A pair of federal statutes prohibit the nests and eggs of migratory birds – such as ducks, geese, cormorants, hawks and owls – from being disturbed or destroyed.
The blanket prohibition covers everything from oil spills that kill hundreds of birds to a homeowner who disturbs a nest while trimming a hedge.
But the departmental request for proposals suggested Ottawa was seeking a legal mechanism to exempt from prosecution those who perform due diligence, but still kill or harm migratory birds.
“The proposed regulatory change will attempt to address the vulnerability of proponents to legal liability . . . while respecting the need to not only protect individual migratory birds but also support the long-term conservation of migratory bird populations,” said the request.
It added that likely candidates to buy the permits would be those in the oil-and-gas, forestry, mining and energy sectors.
Mike Hudema, an Edmonton-based Greenpeace activist, said the permit plan basically would absolve companies and governments of responsibility for bird deaths.

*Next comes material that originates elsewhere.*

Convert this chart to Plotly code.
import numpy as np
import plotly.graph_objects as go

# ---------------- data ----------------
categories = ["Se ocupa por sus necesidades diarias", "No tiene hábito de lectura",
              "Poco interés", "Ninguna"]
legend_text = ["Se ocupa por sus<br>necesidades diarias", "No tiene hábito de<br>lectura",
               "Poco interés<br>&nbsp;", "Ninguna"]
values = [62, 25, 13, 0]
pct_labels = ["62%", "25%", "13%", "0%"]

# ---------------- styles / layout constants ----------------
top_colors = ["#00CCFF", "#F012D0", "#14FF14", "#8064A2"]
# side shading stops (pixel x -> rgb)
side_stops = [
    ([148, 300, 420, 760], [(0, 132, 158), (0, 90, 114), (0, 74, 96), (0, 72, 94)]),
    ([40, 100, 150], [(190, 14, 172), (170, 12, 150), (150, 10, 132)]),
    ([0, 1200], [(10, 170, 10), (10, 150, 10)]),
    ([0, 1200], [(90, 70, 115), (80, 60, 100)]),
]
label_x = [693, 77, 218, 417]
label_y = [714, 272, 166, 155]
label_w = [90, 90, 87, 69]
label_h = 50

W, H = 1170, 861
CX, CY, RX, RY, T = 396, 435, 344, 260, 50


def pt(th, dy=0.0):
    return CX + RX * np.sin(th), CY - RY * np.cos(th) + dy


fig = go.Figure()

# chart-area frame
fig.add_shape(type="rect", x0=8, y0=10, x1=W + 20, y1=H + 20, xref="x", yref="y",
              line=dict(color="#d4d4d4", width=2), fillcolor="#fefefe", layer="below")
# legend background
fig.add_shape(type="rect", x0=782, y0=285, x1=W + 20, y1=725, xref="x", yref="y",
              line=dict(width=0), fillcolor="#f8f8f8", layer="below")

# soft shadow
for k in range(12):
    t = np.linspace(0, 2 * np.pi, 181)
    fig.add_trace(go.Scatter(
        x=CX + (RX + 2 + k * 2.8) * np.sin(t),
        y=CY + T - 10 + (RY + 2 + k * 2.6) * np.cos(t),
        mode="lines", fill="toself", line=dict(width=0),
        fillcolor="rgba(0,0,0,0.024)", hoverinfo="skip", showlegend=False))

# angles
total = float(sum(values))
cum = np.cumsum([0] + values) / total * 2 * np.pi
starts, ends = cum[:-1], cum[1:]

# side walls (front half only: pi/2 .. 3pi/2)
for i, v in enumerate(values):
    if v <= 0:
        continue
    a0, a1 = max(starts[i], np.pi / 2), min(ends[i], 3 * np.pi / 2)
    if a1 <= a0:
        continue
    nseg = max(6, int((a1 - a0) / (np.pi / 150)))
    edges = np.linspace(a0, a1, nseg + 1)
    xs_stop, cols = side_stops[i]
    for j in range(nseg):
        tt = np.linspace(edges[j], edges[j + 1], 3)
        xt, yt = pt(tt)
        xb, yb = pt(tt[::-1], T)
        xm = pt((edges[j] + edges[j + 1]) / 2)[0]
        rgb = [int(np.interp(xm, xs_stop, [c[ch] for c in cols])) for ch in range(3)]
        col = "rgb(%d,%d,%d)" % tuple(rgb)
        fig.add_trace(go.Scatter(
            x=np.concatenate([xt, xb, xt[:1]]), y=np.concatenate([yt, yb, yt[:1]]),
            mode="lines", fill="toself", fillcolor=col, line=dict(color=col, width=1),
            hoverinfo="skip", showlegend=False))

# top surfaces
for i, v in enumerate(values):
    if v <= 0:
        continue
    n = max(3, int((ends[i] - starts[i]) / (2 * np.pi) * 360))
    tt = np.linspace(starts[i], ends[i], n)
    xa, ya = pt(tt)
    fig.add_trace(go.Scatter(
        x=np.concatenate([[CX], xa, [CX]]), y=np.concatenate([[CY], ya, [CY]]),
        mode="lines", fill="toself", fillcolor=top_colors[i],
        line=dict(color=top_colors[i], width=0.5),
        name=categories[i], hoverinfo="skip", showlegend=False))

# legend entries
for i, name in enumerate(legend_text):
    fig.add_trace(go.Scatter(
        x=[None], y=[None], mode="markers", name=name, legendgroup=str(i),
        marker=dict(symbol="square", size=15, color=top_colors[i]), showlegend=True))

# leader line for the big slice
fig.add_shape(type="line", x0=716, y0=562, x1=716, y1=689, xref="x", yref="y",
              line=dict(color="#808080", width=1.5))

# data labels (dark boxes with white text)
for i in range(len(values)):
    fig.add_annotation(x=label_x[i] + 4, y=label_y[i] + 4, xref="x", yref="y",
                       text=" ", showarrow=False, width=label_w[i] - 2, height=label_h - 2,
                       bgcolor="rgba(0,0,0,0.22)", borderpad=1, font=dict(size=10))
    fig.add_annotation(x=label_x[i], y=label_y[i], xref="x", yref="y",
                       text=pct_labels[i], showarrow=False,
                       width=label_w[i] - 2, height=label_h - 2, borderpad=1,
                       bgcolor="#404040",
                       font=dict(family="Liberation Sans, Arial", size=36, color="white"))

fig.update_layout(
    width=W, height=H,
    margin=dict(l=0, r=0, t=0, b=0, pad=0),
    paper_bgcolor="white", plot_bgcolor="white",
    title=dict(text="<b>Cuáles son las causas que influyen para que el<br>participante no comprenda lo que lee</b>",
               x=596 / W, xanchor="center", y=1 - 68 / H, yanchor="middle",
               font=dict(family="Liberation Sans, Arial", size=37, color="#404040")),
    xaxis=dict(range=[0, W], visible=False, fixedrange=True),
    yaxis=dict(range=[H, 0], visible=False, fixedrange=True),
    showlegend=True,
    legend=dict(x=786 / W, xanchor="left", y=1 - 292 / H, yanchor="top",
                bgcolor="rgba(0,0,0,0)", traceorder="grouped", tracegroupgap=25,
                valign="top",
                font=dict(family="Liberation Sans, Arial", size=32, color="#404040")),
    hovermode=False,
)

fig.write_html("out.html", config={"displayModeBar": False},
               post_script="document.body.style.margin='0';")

“What the government is really trying to do is limit its own responsibility and limit companies’ liability under this,” he said.
“So it gives (companies) a licence, potentially, to kill migratory fowl rather than holding them responsible for any deaths that occur.”

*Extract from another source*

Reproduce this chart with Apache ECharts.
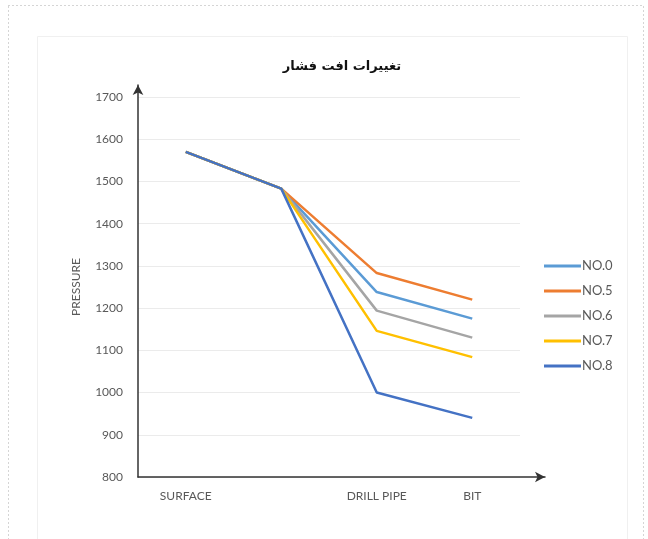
<!DOCTYPE html>
<html><head><meta charset="utf-8">
<script src="https://cdn.jsdelivr.net/npm/echarts@6/dist/echarts.min.js"></script>
<style>html,body{margin:0;padding:0;background:#fff}#c{width:648px;height:539px}</style>
</head><body><div id="c"></div>
<script>
var titleText = 'تغییرات افت فشار';
var categories = ['SURFACE', '', 'DRILL PIPE', 'BIT'];
var seriesNames = ['NO.0', 'NO.5', 'NO.6', 'NO.7', 'NO.8'];
var no0 = [1570, 1483, 1238, 1175];
var no5 = [1570, 1483, 1283, 1220];
var no6 = [1570, 1483, 1194, 1130];
var no7 = [1570, 1483, 1146, 1084];
var no8 = [1570, 1483, 1000, 940];
var yTicks = [800, 900, 1000, 1100, 1200, 1300, 1400, 1500, 1600, 1700];
var colors = ['#5B9BD5', '#ED7D31', '#A5A5A5', '#FFC000', '#4472C4'];
var allData = [no0, no5, no6, no7, no8];

var chart = echarts.init(document.getElementById('c'), null, {renderer: 'canvas'});
var series = seriesNames.map(function (n, i) {
  return {
    name: n, type: 'line', data: allData[i], xAxisIndex: 0, yAxisIndex: 0,
    symbol: 'none', lineStyle: {width: 2.5, color: colors[i]}, itemStyle: {color: colors[i]},
    animation: false, z: 2 + i
  };
});
chart.setOption({
  backgroundColor: '#fff',
  animation: false,
  color: colors,
  title: {
    text: titleText, left: 337, top: 55, textAlign: 'center',
    textStyle: {fontFamily: 'DejaVu Sans', fontSize: 13, fontWeight: 'bold', color: '#111'}
  },
  legend: {
    orient: 'vertical', left: 539, top: 254, itemGap: 11,
    itemWidth: 37, itemHeight: 3, icon: 'rect',
    textStyle: {color: '#595959', fontSize: 13, lineHeight: 14, fontFamily: 'Lato', padding: [0, 0, 0, -4]},
    data: seriesNames
  },
  grid: [
    {left: 138, right: 128, top: 97, bottom: 62},
    {left: 138, right: 103, top: 85, bottom: 62}
  ],
  xAxis: [
    {
      type: 'category', data: categories, gridIndex: 0, boundaryGap: true,
      axisLine: {show: false}, axisTick: {show: false},
      axisLabel: {color: '#595959', fontSize: 12, fontFamily: 'Lato', margin: 13, interval: 0}
    },
    {
      type: 'value', gridIndex: 1, min: 0, max: 1,
      axisLine: {show: true, lineStyle: {color: '#333', width: 1.5}, symbol: ['none', 'arrow'], symbolSize: [8, 10]},
      axisTick: {show: false}, axisLabel: {show: false}, splitLine: {show: false}
    }
  ],
  yAxis: [
    {
      type: 'value', gridIndex: 0, min: yTicks[0], max: yTicks[yTicks.length - 1], interval: 100,
      name: 'PRESSURE', nameLocation: 'middle', nameGap: 56, nameRotate: 90,
      nameTextStyle: {color: '#595959', fontSize: 12, fontFamily: 'Lato'},
      axisLine: {show: false}, axisTick: {show: false},
      axisLabel: {color: '#595959', fontSize: 12, fontFamily: 'Lato', margin: 15,
        formatter: function (v) { return String(v); }},
      splitLine: {show: true, lineStyle: {color: '#ebebeb', width: 1}}
    },
    {
      type: 'value', gridIndex: 1, min: 0, max: 1,
      axisLine: {show: true, lineStyle: {color: '#333', width: 1.5}, symbol: ['none', 'arrow'], symbolSize: [8, 10]},
      axisTick: {show: false}, axisLabel: {show: false}, splitLine: {show: false}
    }
  ],
  graphic: [
    {type: 'rect', shape: {x: 8.5, y: 5.5, width: 635, height: 560},
     style: {fill: 'none', stroke: '#aaa', lineWidth: 1, lineDash: [1, 3]}, silent: true, z: -10},
    {type: 'rect', shape: {x: 37.5, y: 36.5, width: 590, height: 520},
     style: {fill: 'none', stroke: '#f0f0f0', lineWidth: 1}, silent: true, z: -10}
  ],
  series: series
});
</script></body></html>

An Environment Canada spokeswoman – commenting before Baird had publicly intervened in the debate – said the department expected to publish draft regulations in the fall of 2009.
“As you can appreciate, the government takes its responsibility to maintain, protect and conserve Canadian wildlife, including migratory birds, very seriously,” Miriam Wood said in an e-mail.
The Canadian Association of Petroleum Producers – which represents 140 companies that explore for, develop and produce more than 95 per cent of Canada’s natural gas, crude oil, oilsands and elemental sulphur – says it favours “risk management approaches” like the proposed permits.
“Industry is generally supportive of the government using risk management approaches to enhance certainty for those subject to laws, and efficiency of process for the regulator,” said David Pryce, vice-president of western operations, in a e-mailed statement.
The oil-and-gas industry has been beset recently with bird calamities.
The largest by far was the death of the 500 ducks in late April.
The flock died, gasping and covered in oil, after settling on a Syncrude Canada Ltd. tailings pond that lies along the routes birds use to migrate to and from northern nesting grounds. The pond is filled with tainted water left behind after it’s used to remove oil from sand in the area.
Blasts from noise-making cannons that circle tailings ponds are normally used from spring to fall to scare away the birds. Syncrude has said a heavy snowfall delayed the deployment of those devices.
At the time, Prime Minister Stephen Harper called it “a terrible event” that tarnished Canada’s environmental image.
Another oil-and-gas company, ConocoPhillips, reported days later that eight birds landed on a briny pond at its oilsands project northeast of Fort McMurray.
That was followed a week later by the death of 53 birds on a wastewater retention site in western Saskatchewan after they were exposed to oily water.
Ontario’s logging industry also destroys more than 45,000 migratory bird nests each year in the province’s boreal forest, a recent report by the Commission for Environmental Co-operation found.